In Childish, Macj Turla's third solo exhibition, the artist delves into the complex themes of escapism, the fear of growing up, and the weight of taking responsibility. Through a collection of freshly produced wide-eyed paintings framed by wood textures or hand-wrought, black-painted epoxy clay, Turla invites us to explore the nuances of human emotions and behavior, shedding light on the struggles and conflicts that lie beneath the surface of our daily lives and familiar characters in our surroundings that dwell on denial.

Hide and Giggle presents a figure seeking cover behind a gray wall, addressing the childlike desire to escape from reality and evade the challenges that come with maturity. The piece serves as a reminder of the allure of a carefree existence, while his hidden playmates, chasers, and competitors personify the responsibilities and expectations that we often try to hide from. Inhaling Humor smokes out the allure of chemical substances as a means of altering one's perception of reality, prompting us to reflect on the human tendency to seek temporary relief from the pressures of adulthood, unmindful of the costs and long-term consequences. In this piece, the artist seemingly urges us to confront our vulnerabilities and question the paths we choose to escape from the struggles of growing up. Emotion Tag-a-Tag, a series of four pieces, prompts us to use the appropriate facial expression for each emotion as Turla delves into the concept of creating the various masks we wear to navigate social interactions and personal struggles. Each painting portrays what appears to be a drawing on paper, replete with the illusion of folds and crinkles, that people put in front of their actual faces to project an image, gain acceptance, or even survive in a world that demands a game face. In a way, the artist challenges us to question the authenticity of our emotions and invites us to embrace vulnerability and honesty.

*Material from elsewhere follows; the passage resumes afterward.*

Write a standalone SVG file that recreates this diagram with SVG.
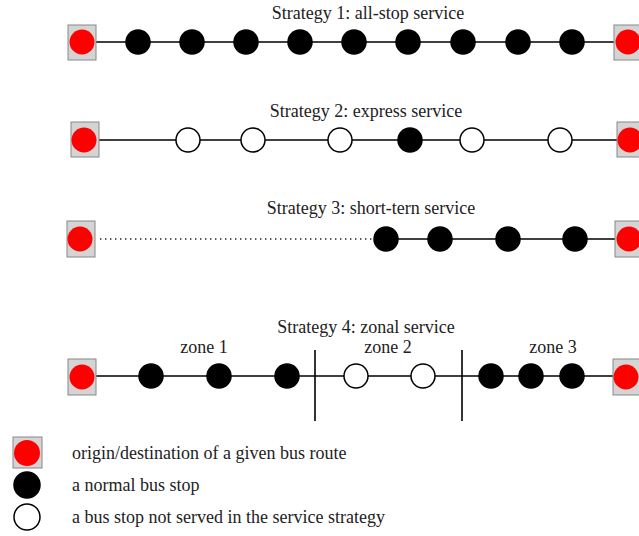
<svg xmlns="http://www.w3.org/2000/svg" width="639" height="536" viewBox="0 0 639 536">
<style>
.t{font-family:"Liberation Serif","Times New Roman",serif;font-size:18px;fill:#222}
.term rect{fill:#d4d4d4;stroke:#888;stroke-width:1}
.term circle{fill:#f00;stroke:none}
.stop{fill:#000;stroke:#000;stroke-width:1.5}
.open{fill:#fff;stroke:#000;stroke-width:1.5}
.ln{stroke:#000;stroke-width:1.6;fill:none}
.dot{stroke:#222;stroke-width:1.6;stroke-dasharray:1.4 3.6;fill:none}
</style>
<rect width="639" height="536" fill="#fff"/>
<g id="connectors">
<line class="ln" x1="96" y1="42" x2="614" y2="42"/>
<line class="ln" x1="99" y1="140" x2="617" y2="140"/>
<line class="dot" x1="100" y1="239" x2="372" y2="239"/>
<line class="ln" x1="386" y1="239" x2="615" y2="239"/>
<line class="ln" x1="96" y1="376" x2="613" y2="376"/>
<line class="ln" x1="315" y1="350" x2="315" y2="421"/>
<line class="ln" x1="462" y1="350" x2="462" y2="421"/>
</g>
<text class="t" x="368" y="19" text-anchor="middle">Strategy 1: all-stop service</text>
<text class="t" x="366" y="117" text-anchor="middle">Strategy 2: express service</text>
<text class="t" x="371" y="214" text-anchor="middle">Strategy 3: short-tern service</text>
<text class="t" x="366" y="333" text-anchor="middle">Strategy 4: zonal service</text>
<text class="t" x="204" y="353" text-anchor="middle">zone 1</text>
<text class="t" x="388" y="353" text-anchor="middle">zone 2</text>
<text class="t" x="553" y="353" text-anchor="middle">zone 3</text>
<g id="s1-origin" class="term"><rect x="68" y="25" width="28" height="35"/><circle cx="82" cy="42" r="12.5"/></g>
<g id="s1-stops">
<circle class="stop" cx="138" cy="42" r="12"/><circle class="stop" cx="192" cy="42" r="12"/><circle class="stop" cx="246" cy="42" r="12"/>
<circle class="stop" cx="300" cy="42" r="12"/><circle class="stop" cx="354" cy="42" r="12"/><circle class="stop" cx="408" cy="42" r="12"/>
<circle class="stop" cx="463" cy="42" r="12"/><circle class="stop" cx="518" cy="42" r="12"/><circle class="stop" cx="572" cy="42" r="12"/>
</g>
<g id="s1-dest" class="term"><rect x="614" y="25" width="28" height="35"/><circle cx="628" cy="42" r="12.5"/></g>
<g id="s2-origin" class="term"><rect x="71" y="122" width="28" height="35"/><circle cx="84" cy="140" r="12.5"/></g>
<g id="s2-stops">
<circle class="open" cx="188" cy="140" r="12"/><circle class="open" cx="253" cy="140" r="12"/><circle class="open" cx="340" cy="140" r="12"/>
<circle class="stop" cx="410" cy="140" r="12"/><circle class="open" cx="472" cy="140" r="12"/><circle class="open" cx="560" cy="140" r="12"/>
</g>
<g id="s2-dest" class="term"><rect x="617" y="122" width="28" height="35"/><circle cx="630" cy="140" r="12.5"/></g>
<g id="s3-origin" class="term"><rect x="67" y="221" width="28" height="36"/><circle cx="80" cy="239" r="12.5"/></g>
<g id="s3-stops">
<circle class="stop" cx="386" cy="239" r="12"/><circle class="stop" cx="440" cy="239" r="12"/><circle class="stop" cx="508" cy="239" r="12"/><circle class="stop" cx="575" cy="239" r="12"/>
</g>
<g id="s3-dest" class="term"><rect x="615" y="221" width="28" height="36"/><circle cx="629" cy="239" r="12.5"/></g>
<g id="s4-origin" class="term"><rect x="68" y="359" width="28" height="36"/><circle cx="82" cy="377" r="12.5"/></g>
<g id="s4-stops">
<circle class="stop" cx="151" cy="376" r="12"/><circle class="stop" cx="219" cy="376" r="12"/><circle class="stop" cx="287" cy="376" r="12"/>
<circle class="open" cx="356" cy="376" r="12"/><circle class="open" cx="423" cy="376" r="12"/>
<circle class="stop" cx="491" cy="376" r="12"/><circle class="stop" cx="531" cy="376" r="12"/><circle class="stop" cx="572" cy="376" r="12"/>
</g>
<g id="s4-dest" class="term"><rect x="613" y="359" width="28" height="36"/><circle cx="626" cy="377" r="12.5"/></g>
<g id="legend">
<g id="legend-terminal" class="term"><rect x="13" y="437" width="29" height="31"/><circle cx="27" cy="453" r="13"/></g>
<circle id="legend-stop" class="stop" cx="27" cy="485" r="13"/>
<circle id="legend-open" class="open" cx="27" cy="517" r="13"/>
<text class="t" x="72" y="459">origin/destination of a given bus route</text>
<text class="t" x="72" y="491">a normal bus stop</text>
<text class="t" x="72" y="523">a bus stop not served in the service strategy</text>
</g>
</svg>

Keeping in mind Turla’s creative journey and past experiences in his relatively young life, we have seen his previous solo exhibitions reflect specific memories of tragedy and consequence; Childish veers away from the burnt parts, evocative line-heavy multilayered images, and chaotic compositions of his past works. His imagery now may appear simpler and less cluttered, but it does not lighten meaning-making in any way. It is an open invitation to look beyond the surface level and ponder what each piece actually says—what appears playful may not be all it seems, as we often get distracted by our judgment of what adults are supposed to be. More sinister forces might be at hand, or perhaps it is the dogged resistance to actively seeking solutions instead of immersing one in self-sabotaging abysmal situations; indeed, the vices quirkily portrayed in his works only result in foul confrontations with life’s follies, and we can always do better. Imponderous, mischievous, and lingering on naivete, the copious use of concrete colors reminds one of the dappled streets of youth, scratched with stone to draw whatever a child sees. Only now have clouds turned into smoke and trees into beer bottles. Innocent eyes droop heavy with worry. Everyone eventually grows old and gray, so maybe a little childishness should be OK?